## Begin

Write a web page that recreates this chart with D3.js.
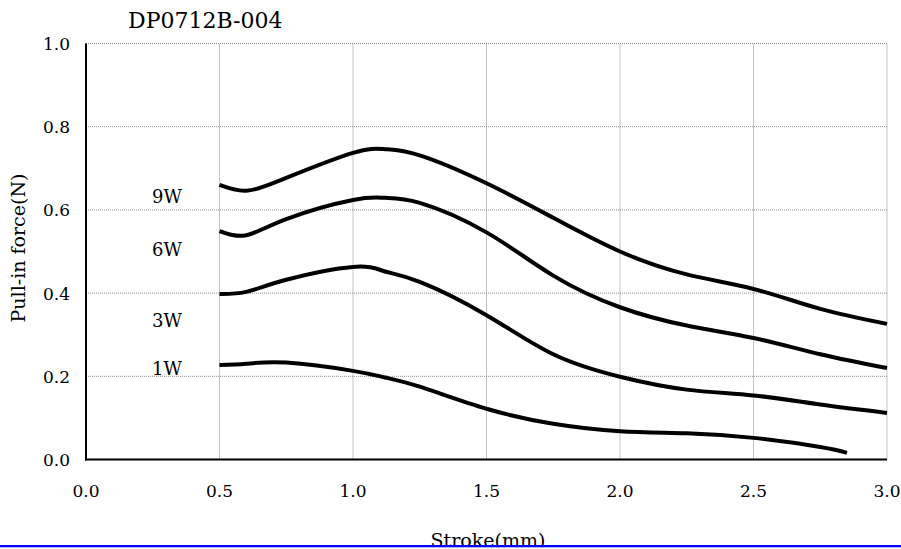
<!DOCTYPE html>
<html>
<head>
<meta charset="utf-8">
<script src="https://cdn.jsdelivr.net/npm/d3@7"></script>
<style>
  body { margin: 0; background: #fff; }
  svg text { font-family: "DejaVu Serif", "Liberation Serif", serif; fill: #000; }
</style>
</head>
<body>
<svg id="chart" width="901" height="549"></svg>
<script>
// values
let strokes = [0.5, 0.6, 0.75, 1.0, 1.12, 1.25, 1.5, 1.75, 2.0, 2.25, 2.5, 2.75, 3.0];
let strokes1W = [0.5, 0.6, 0.75, 1.0, 1.12, 1.25, 1.5, 1.75, 2.0, 2.25, 2.5, 2.75, 2.85];
let force9W = [0.660, 0.646, 0.677, 0.737, 0.746, 0.731, 0.664, 0.581, 0.500, 0.445, 0.410, 0.362, 0.326];
let force6W = [0.549, 0.539, 0.578, 0.624, 0.629, 0.617, 0.546, 0.442, 0.366, 0.322, 0.292, 0.253, 0.220];
let force3W = [0.398, 0.403, 0.432, 0.463, 0.452, 0.427, 0.347, 0.253, 0.199, 0.168, 0.154, 0.132, 0.112];
let force1W = [0.227, 0.230, 0.233, 0.213, 0.197, 0.175, 0.122, 0.086, 0.068, 0.063, 0.052, 0.030, 0.016];
let seriesNames = ["9W", "6W", "3W", "1W"];
let xTicks = [0, 0.5, 1.0, 1.5, 2.0, 2.5, 3.0];
let yTicks = [0, 0.2, 0.4, 0.6, 0.8, 1.0];

let svg = d3.select("svg#chart");
let x = d3.scaleLinear().domain([0, 3]).range([86, 887]);
let y = d3.scaleLinear().domain([0, 1]).range([459.5, 43.5]);

// grid
svg.append("g").selectAll("line").data(xTicks.slice(1))
  .enter().append("line")
    .attr("x1", function(d) { return x(d); }).attr("x2", function(d) { return x(d); })
    .attr("y1", y(0)).attr("y2", y(1))
    .attr("stroke", "#8a8a8a").attr("stroke-width", 1).attr("stroke-dasharray", "1,1");
svg.append("g").selectAll("line").data(yTicks.slice(1))
  .enter().append("line")
    .attr("x1", x(0)).attr("x2", x(3))
    .attr("y1", function(d) { return y(d); }).attr("y2", function(d) { return y(d); })
    .attr("stroke", "#8a8a8a").attr("stroke-width", 1).attr("stroke-dasharray", "1,1");

// axes lines
svg.append("line").attr("x1", x(0)).attr("x2", x(0)).attr("y1", y(1)).attr("y2", y(0) + 1)
  .attr("stroke", "#000").attr("stroke-width", 2);
svg.append("line").attr("x1", x(0) - 1).attr("x2", x(3)).attr("y1", y(0)).attr("y2", y(0))
  .attr("stroke", "#000").attr("stroke-width", 2);

// tick labels
svg.append("g").selectAll("text").data(xTicks)
  .enter().append("text")
    .attr("x", function(d) { return x(d); })
    .attr("y", 497)
    .attr("text-anchor", "middle")
    .style("font-size", "17px")
    .text(function(d) { return d3.format(".1f")(d); });
svg.append("g").selectAll("text").data(yTicks)
  .enter().append("text")
    .attr("x", 70)
    .attr("y", function(d) { return y(d) + 6.5; })
    .attr("text-anchor", "end")
    .style("font-size", "17px")
    .text(function(d) { return d3.format(".1f")(d); });

// curves
let line = d3.line()
  .x(function(d) { return x(d[0]); })
  .y(function(d) { return y(d[1]); })
  .curve(d3.curveNatural);

let series = [
  d3.zip(strokes, force9W),
  d3.zip(strokes, force6W),
  d3.zip(strokes, force3W),
  d3.zip(strokes1W, force1W)
];

svg.append("g").selectAll("path").data(series)
  .enter().append("path")
    .attr("d", line)
    .attr("fill", "none")
    .attr("stroke", "#000")
    .attr("stroke-width", 4);

// series labels
let labelY = [203, 256, 327, 375];
svg.append("g").selectAll("text").data(seriesNames)
  .enter().append("text")
    .attr("x", 152)
    .attr("y", function(d, i) { return labelY[i]; })
    .style("font-size", "18px")
    .text(function(d) { return d; });

// titles
svg.append("text").attr("x", 128).attr("y", 28)
  .style("font-size", "22px").text("DP0712B-004");
svg.append("text")
  .attr("transform", "translate(25," + 248 + ") rotate(-90)")
  .attr("text-anchor", "middle")
  .style("font-size", "19px")
  .text("Pull-in force(N)");
svg.append("text").attr("x", 488).attr("y", 547)
  .attr("text-anchor", "middle")
  .style("font-size", "19px")
  .text("Stroke(mm)");

// bottom rule
svg.append("rect").attr("x", 0).attr("y", 547.3).attr("width", 901).attr("height", 2).attr("fill", "#fff");
svg.append("rect").attr("x", 0).attr("y", 545).attr("width", 901).attr("height", 2.3).attr("fill", "#0000ff");
</script>
</body>
</html>
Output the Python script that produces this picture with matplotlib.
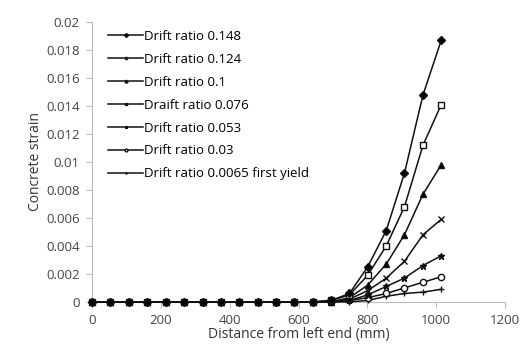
import matplotlib.pyplot as plt
import numpy as np

plt.rcParams['font.family'] = ['Open Sans', 'DejaVu Sans']

# distance along member (mm), 20 gauge points
distance = [0, 53, 107, 160, 214, 267, 321, 374, 427, 481,
            534, 588, 641, 695, 748, 801, 855, 908, 962, 1015]

labels = ['Drift ratio 0.148', 'Drift ratio 0.124', 'Drift ratio 0.1',
          'Draift ratio 0.076', 'Drift ratio 0.053', 'Drift ratio 0.03',
          'Drift ratio 0.0065 first yield']

zeros = [0.0] * 13
strain_148 = zeros + [0.0001, 0.0006, 0.0025, 0.0051, 0.0092, 0.0148, 0.0187]
strain_124 = zeros + [0.0001, 0.0005, 0.0019, 0.0040, 0.0068, 0.0112, 0.0141]
strain_100 = zeros + [0.0, 0.0003, 0.0012, 0.0027, 0.0048, 0.0077, 0.0098]
strain_076 = zeros + [0.0, 0.0002, 0.0008, 0.0017, 0.0029, 0.0048, 0.0059]
strain_053 = zeros + [0.0, 0.0001, 0.0005, 0.0011, 0.0017, 0.0026, 0.0033]
strain_030 = zeros + [0.0, 0.0001, 0.0003, 0.0006, 0.0010, 0.0014, 0.0018]
strain_0065 = zeros + [0.0, 0.0, 0.0001, 0.0004, 0.0006, 0.0007, 0.0009]

series = [strain_148, strain_124, strain_100, strain_076,
          strain_053, strain_030, strain_0065]
markers = ['D', 's', '^', 'x', '*', 'o', '+']
fills = ['black', 'white', 'black', 'black', 'black', 'white', 'black']

fig = plt.figure(figsize=(5.27, 3.56), dpi=100)
ax = fig.add_axes([0.175, 0.152, 0.783, 0.786])

# first series on top so the overlapping zero points look solid
for i, (vals, lab, m, fc) in enumerate(zip(series, labels, markers, fills)):
    ax.plot(distance, vals, color='#111111', linewidth=1.1, marker=m,
            markersize=4.5, markerfacecolor=fc, markeredgecolor='#111111',
            markeredgewidth=1.0, label=lab, clip_on=False, zorder=10 - i)

ax.set_xlim(0, 1200)
ax.set_ylim(0, 0.02)
ax.set_xticks(np.arange(0, 1201, 200))
ax.set_yticks(np.arange(0, 0.0201, 0.002))
ax.set_yticklabels(['0', '0.002', '0.004', '0.006', '0.008', '0.01',
                    '0.012', '0.014', '0.016', '0.018', '0.02'])
ax.set_xlabel('Distance from left end (mm)', fontsize=10, color='#333333', labelpad=0)
ax.set_ylabel('Concrete strain', fontsize=10, color='#333333', labelpad=2)

for side in ['top', 'right']:
    ax.spines[side].set_visible(False)
for side in ['left', 'bottom']:
    ax.spines[side].set_color('#bbbbbb')
ax.tick_params(colors='#bbbbbb', labelcolor='#444444', labelsize=9.5, length=4, pad=5)

ax.legend(loc='upper left', bbox_to_anchor=(0.02, 1.0), frameon=False,
          fontsize=9.5, handlelength=2.6, handletextpad=0.1,
          labelspacing=0.75, borderaxespad=0.2, markerscale=0.45)

fig.savefig('out.png', dpi=100)
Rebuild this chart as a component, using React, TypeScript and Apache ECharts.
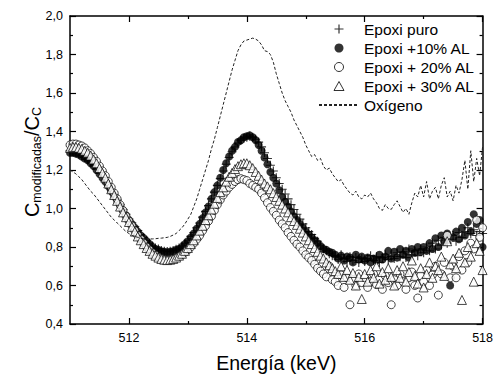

## End

● WHAT YOU ARE ASKED TO DO
Copy each line from the data above that includes "matplotlib".

● RESULT OF THE EXERCISE
Output the Python script that produces this picture with matplotlib.
import matplotlib.pyplot as plt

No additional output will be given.